Raw records:
↓
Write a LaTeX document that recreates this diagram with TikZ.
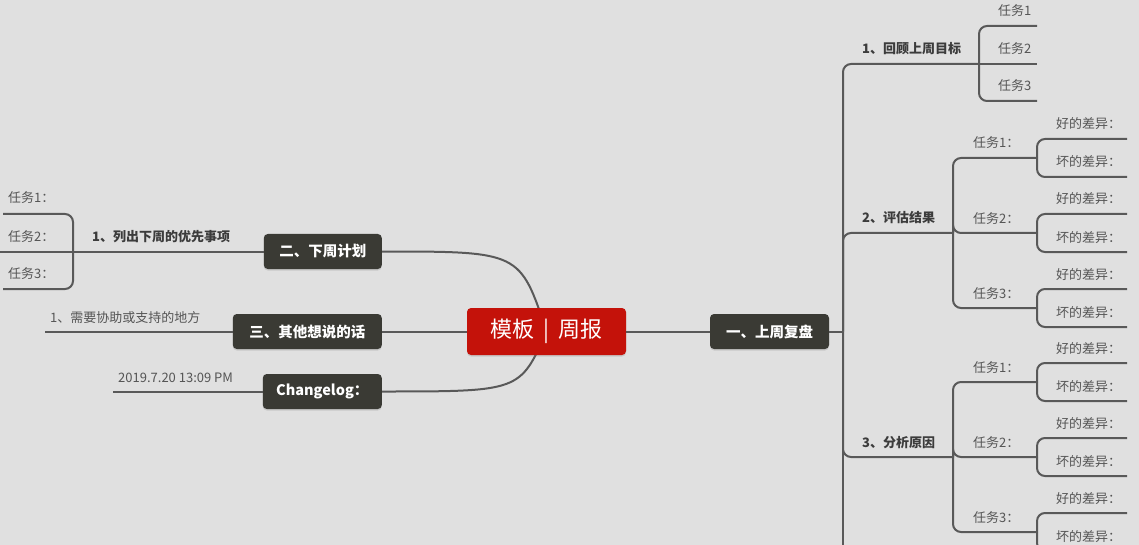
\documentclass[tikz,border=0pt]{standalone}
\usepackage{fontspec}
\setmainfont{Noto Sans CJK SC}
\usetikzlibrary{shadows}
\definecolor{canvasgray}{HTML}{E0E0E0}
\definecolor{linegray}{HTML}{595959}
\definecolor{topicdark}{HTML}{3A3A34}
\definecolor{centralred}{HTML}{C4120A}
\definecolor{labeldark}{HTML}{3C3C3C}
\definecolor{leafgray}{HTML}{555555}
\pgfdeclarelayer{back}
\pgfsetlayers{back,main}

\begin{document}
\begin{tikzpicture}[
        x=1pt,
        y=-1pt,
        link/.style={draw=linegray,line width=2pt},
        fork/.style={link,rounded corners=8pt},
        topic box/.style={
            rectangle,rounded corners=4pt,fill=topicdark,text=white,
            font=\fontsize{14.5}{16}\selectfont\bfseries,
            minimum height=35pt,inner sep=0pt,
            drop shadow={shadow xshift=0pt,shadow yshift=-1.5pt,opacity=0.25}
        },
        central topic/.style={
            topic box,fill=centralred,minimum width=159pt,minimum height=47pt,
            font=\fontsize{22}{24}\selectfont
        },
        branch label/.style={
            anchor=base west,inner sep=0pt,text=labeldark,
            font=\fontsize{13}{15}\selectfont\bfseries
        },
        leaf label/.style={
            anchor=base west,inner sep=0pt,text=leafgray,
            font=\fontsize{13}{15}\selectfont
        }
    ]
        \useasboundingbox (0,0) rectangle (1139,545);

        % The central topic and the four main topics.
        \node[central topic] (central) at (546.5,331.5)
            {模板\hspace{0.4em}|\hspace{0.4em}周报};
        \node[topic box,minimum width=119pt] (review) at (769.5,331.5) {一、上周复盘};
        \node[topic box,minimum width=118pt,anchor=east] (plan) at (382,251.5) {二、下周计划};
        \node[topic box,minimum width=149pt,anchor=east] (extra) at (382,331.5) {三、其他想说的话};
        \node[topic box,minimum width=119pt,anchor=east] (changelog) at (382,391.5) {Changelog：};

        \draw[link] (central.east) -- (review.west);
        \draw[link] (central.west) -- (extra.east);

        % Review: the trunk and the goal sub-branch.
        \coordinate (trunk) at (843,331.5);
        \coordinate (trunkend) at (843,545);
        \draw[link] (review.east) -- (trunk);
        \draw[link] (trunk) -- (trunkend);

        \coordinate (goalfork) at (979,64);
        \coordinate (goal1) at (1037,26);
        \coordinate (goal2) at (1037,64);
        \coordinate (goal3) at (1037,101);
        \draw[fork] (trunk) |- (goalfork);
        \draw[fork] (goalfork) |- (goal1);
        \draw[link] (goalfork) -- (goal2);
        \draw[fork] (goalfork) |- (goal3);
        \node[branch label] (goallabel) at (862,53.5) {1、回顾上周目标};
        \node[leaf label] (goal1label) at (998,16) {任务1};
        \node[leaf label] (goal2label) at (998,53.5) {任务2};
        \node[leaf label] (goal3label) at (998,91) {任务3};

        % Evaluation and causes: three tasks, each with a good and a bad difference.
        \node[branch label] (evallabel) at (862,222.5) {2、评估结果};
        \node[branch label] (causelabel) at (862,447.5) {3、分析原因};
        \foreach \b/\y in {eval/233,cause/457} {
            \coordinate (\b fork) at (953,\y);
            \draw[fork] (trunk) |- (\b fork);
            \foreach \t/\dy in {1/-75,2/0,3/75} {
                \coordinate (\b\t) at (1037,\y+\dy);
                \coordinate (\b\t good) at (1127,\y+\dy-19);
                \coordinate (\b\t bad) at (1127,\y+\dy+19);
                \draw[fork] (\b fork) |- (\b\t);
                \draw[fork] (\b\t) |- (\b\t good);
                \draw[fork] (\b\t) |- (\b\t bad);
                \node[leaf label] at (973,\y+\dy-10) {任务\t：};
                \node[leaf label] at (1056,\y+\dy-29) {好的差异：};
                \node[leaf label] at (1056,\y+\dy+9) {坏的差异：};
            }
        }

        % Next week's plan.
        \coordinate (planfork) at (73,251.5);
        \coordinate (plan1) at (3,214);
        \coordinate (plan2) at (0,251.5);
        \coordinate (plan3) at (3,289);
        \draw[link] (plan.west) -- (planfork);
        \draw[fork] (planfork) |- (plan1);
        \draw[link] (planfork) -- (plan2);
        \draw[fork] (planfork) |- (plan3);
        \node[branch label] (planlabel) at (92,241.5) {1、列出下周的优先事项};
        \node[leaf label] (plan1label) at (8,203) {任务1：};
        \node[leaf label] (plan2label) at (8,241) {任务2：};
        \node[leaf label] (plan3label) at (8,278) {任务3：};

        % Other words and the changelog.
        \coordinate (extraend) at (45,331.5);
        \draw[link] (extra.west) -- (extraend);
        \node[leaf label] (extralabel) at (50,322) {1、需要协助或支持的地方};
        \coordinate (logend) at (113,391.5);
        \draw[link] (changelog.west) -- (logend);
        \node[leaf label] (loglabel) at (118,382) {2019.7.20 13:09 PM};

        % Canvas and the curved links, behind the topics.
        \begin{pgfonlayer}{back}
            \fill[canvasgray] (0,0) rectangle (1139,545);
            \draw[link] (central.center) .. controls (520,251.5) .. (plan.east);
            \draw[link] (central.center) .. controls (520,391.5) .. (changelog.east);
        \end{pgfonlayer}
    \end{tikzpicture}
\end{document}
↑
↓
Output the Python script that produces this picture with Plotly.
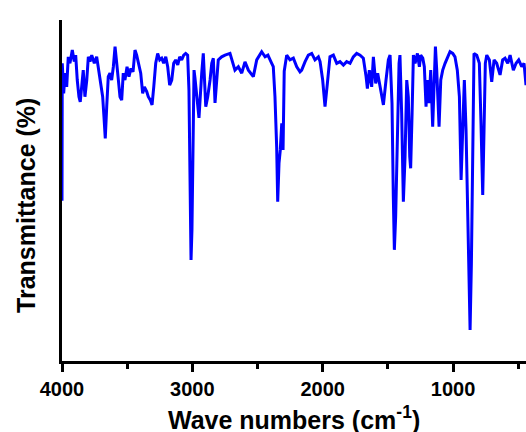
↑
Select from the material above each line in which the string "this" appears, and list those lines.

Write a LaTeX document that recreates this diagram with TikZ.
Output the Python script that produces this picture with Plotly.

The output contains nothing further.